**Short problem**
Take the lines from the beginning of the material through the line containing "const isMajor = (v)" and retype them exactly, leaving the pictures out.

____________

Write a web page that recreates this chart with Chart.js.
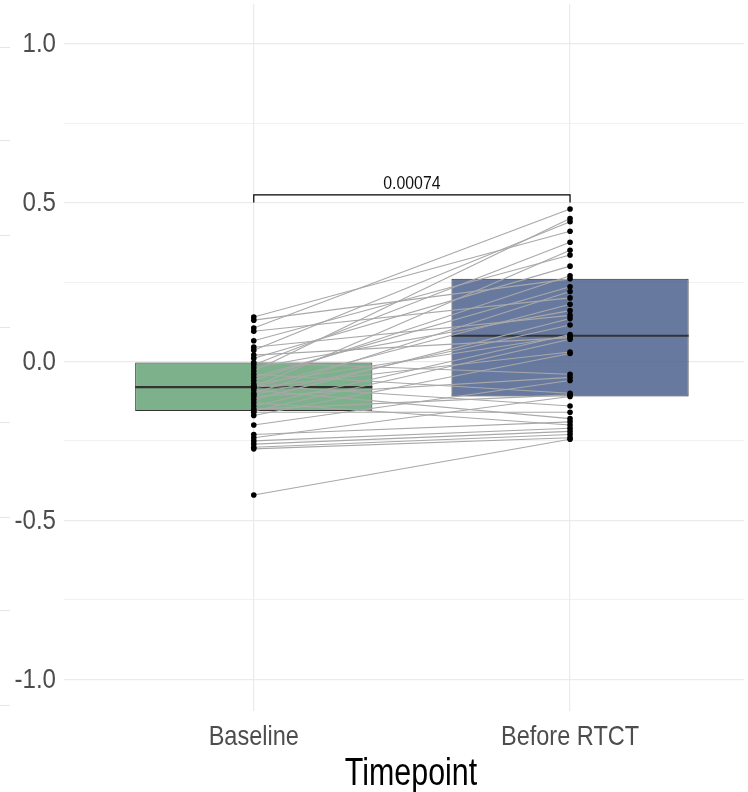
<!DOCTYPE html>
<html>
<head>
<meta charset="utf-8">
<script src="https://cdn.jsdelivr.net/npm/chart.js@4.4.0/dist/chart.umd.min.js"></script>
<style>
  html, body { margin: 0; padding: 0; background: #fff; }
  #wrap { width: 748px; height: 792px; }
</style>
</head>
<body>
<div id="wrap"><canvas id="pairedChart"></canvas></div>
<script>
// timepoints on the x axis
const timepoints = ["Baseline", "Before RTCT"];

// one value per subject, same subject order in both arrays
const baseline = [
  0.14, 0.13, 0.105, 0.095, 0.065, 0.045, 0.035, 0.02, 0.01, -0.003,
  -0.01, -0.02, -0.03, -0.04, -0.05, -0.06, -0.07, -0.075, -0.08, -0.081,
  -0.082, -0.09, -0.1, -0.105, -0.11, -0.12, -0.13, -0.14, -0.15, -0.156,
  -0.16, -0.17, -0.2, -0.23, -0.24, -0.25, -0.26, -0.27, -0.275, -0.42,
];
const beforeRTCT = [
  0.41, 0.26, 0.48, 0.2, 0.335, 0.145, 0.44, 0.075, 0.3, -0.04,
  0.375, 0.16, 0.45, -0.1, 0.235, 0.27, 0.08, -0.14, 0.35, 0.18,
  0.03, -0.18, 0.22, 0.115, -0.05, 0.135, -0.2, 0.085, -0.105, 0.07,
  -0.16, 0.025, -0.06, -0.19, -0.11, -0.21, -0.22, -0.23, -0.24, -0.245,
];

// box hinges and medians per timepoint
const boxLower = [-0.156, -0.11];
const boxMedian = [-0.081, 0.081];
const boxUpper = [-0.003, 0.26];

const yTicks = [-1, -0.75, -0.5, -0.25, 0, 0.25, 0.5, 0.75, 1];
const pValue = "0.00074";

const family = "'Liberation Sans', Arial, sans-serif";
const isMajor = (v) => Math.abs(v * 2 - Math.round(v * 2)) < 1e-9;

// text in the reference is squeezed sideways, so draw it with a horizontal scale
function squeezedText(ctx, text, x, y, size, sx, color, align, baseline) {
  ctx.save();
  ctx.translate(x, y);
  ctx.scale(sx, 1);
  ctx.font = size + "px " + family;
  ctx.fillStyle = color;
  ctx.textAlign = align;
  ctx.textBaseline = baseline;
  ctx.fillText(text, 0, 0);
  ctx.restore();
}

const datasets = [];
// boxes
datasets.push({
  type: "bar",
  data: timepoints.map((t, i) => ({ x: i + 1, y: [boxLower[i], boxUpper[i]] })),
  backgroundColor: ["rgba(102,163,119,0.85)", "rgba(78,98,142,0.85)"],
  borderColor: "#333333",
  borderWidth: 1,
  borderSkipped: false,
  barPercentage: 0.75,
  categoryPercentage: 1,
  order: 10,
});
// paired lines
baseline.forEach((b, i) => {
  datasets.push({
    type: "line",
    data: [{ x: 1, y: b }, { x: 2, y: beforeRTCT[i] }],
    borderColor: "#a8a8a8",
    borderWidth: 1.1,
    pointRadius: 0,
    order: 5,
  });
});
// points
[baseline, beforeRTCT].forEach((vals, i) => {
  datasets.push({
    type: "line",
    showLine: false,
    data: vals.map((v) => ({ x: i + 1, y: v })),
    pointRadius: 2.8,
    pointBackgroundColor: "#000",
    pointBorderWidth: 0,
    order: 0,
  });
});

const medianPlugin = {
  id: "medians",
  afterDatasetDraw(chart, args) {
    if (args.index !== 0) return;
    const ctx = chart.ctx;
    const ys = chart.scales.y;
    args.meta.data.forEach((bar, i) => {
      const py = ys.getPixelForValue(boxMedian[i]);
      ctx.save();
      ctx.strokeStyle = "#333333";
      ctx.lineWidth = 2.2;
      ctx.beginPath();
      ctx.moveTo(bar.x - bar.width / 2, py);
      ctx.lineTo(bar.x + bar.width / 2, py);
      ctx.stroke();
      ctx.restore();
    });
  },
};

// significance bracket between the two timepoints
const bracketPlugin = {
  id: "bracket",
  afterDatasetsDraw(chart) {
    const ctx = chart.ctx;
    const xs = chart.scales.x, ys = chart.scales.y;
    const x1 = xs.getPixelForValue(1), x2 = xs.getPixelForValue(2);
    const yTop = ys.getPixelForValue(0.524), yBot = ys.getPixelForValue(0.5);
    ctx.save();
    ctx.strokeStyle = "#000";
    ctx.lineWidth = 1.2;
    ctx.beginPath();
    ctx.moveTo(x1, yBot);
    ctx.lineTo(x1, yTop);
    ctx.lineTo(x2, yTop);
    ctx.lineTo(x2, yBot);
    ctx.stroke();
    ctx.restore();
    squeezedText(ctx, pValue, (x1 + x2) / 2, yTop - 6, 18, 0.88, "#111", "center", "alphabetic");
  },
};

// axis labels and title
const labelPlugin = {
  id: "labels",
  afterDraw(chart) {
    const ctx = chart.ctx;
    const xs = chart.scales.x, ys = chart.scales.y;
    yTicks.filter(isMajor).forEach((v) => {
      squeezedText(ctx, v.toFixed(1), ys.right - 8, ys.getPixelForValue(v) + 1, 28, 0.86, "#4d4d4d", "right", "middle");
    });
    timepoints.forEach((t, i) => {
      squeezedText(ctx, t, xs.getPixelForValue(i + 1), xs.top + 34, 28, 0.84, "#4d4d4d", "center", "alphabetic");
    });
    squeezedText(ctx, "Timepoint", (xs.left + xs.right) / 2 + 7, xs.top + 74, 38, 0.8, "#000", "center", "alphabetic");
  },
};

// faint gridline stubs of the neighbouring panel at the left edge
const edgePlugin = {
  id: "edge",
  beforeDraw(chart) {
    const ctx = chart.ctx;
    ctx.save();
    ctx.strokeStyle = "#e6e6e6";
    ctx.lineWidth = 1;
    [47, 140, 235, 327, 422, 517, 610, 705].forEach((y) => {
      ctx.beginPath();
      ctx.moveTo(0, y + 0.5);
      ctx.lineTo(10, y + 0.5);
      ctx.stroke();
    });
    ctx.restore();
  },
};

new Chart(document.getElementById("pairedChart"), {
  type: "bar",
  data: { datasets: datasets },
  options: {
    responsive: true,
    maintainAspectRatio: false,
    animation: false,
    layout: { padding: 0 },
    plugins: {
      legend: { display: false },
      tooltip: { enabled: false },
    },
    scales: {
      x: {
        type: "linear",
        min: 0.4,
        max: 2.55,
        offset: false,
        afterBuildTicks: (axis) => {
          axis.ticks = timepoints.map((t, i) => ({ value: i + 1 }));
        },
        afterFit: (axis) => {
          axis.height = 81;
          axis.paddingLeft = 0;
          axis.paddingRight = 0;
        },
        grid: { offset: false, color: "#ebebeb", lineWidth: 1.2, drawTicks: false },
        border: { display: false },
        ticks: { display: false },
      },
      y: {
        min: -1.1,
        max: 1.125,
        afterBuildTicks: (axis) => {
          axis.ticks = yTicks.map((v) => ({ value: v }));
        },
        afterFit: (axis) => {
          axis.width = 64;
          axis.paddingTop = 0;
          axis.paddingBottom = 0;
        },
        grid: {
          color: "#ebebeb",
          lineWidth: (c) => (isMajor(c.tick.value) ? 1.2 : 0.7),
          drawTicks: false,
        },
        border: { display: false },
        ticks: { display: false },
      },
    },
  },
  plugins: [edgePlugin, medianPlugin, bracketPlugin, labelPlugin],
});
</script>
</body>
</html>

____________

**Response**
Write a web page that recreates this chart with Chart.js.
<!DOCTYPE html>
<html>
<head>
<meta charset="utf-8">
<script src="https://cdn.jsdelivr.net/npm/chart.js@4.4.0/dist/chart.umd.min.js"></script>
<style>
  html, body { margin: 0; padding: 0; background: #fff; }
  #wrap { width: 748px; height: 792px; }
</style>
</head>
<body>
<div id="wrap"><canvas id="pairedChart"></canvas></div>
<script>
// timepoints on the x axis
const timepoints = ["Baseline", "Before RTCT"];

// one value per subject, same subject order in both arrays
const baseline = [
  0.14, 0.13, 0.105, 0.095, 0.065, 0.045, 0.035, 0.02, 0.01, -0.003,
  -0.01, -0.02, -0.03, -0.04, -0.05, -0.06, -0.07, -0.075, -0.08, -0.081,
  -0.082, -0.09, -0.1, -0.105, -0.11, -0.12, -0.13, -0.14, -0.15, -0.156,
  -0.16, -0.17, -0.2, -0.23, -0.24, -0.25, -0.26, -0.27, -0.275, -0.42,
];
const beforeRTCT = [
  0.41, 0.26, 0.48, 0.2, 0.335, 0.145, 0.44, 0.075, 0.3, -0.04,
  0.375, 0.16, 0.45, -0.1, 0.235, 0.27, 0.08, -0.14, 0.35, 0.18,
  0.03, -0.18, 0.22, 0.115, -0.05, 0.135, -0.2, 0.085, -0.105, 0.07,
  -0.16, 0.025, -0.06, -0.19, -0.11, -0.21, -0.22, -0.23, -0.24, -0.245,
];

// box hinges and medians per timepoint
const boxLower = [-0.156, -0.11];
const boxMedian = [-0.081, 0.081];
const boxUpper = [-0.003, 0.26];

const yTicks = [-1, -0.75, -0.5, -0.25, 0, 0.25, 0.5, 0.75, 1];
const pValue = "0.00074";

const family = "'Liberation Sans', Arial, sans-serif";
const isMajor = (v) => Math.abs(v * 2 - Math.round(v * 2)) < 1e-9;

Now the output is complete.